Snowflake’s Global Data Paralysis
Snowflake Inc., a dominant force in cloud warehousing, recently compromised its service reliability through a flawed update. This Bozeman-based company facilitates critical data analytics for enterprise clients. The update failed. It disrupted operations in 10 of the company’s 23 active regions.
The impact was immediate and severe. Clients lost data access for 13 hours. Critical queries stalled. Performance degraded significantly across affected clusters. Users relying on Snowpipe and Snowpipe Streaming encountered “SQL execution internal error” notifications. These errors halted file imports. While Snowflake deployed a fix to resolve the latency, the incident exposes the fragility of cloud-dependent workflows. Businesses must architect redundancy to survive such vendor-side failures.
Optus: When Downtime Costs Lives
The stakes rise when software manages public safety infrastructure. In September 2025, Australian telecommunications provider Optus experienced a firewall update failure. This was not merely an inconvenience; it was a tragedy. The error severed access to the ‘000’ emergency line for 14 hours.
CEO Stephen Rue confirmed the technical timeline. The update began at 12:30 a.m. on September 18. The network logic collapsed immediately. Customers could not signal for help. An investigation report links this isolation to two deaths. The audit identified ten distinct procedural errors made by the Optus team. This failure underscores a vital lesson: IT governance in the YMYL (Your Money or Your Life) sector requires zero-margin error protocols. A firewall update must never orphan an emergency signal.

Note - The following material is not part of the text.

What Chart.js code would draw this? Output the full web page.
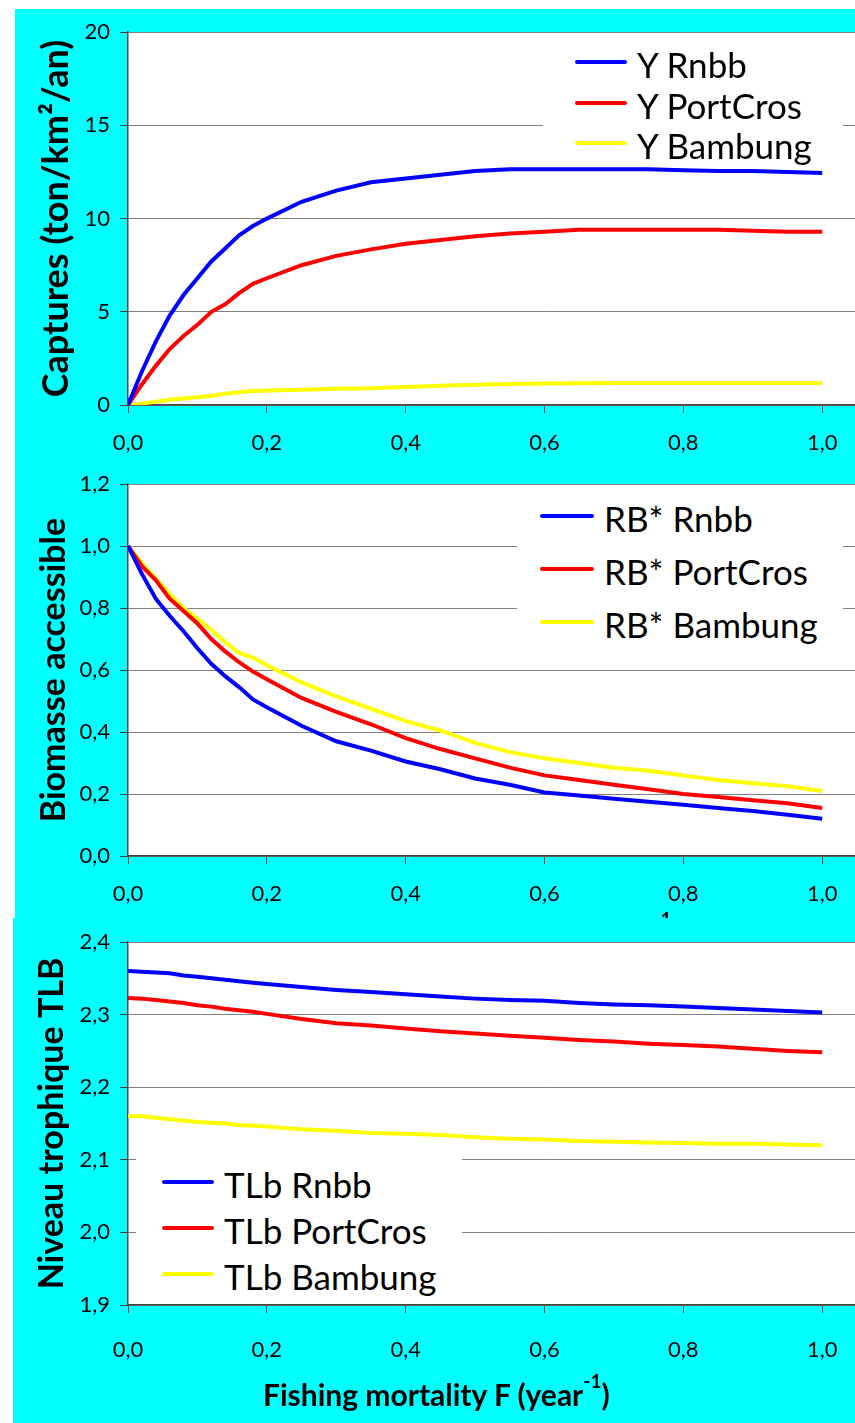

Strategic Imperatives for IT Governance
You must treat update management as a high-risk activity. The Snowflake and Optus incidents share a root cause: inadequate pre-deployment validation.
- Implement Canary Deployments: never push global updates simultaneously. Update a small subset of servers first.
- Enforce Rollback Protocols: ensure your team can revert changes instantly upon error detection.
- Audit Third-Party Dependencies: understand the disaster recovery plans of your cloud providers.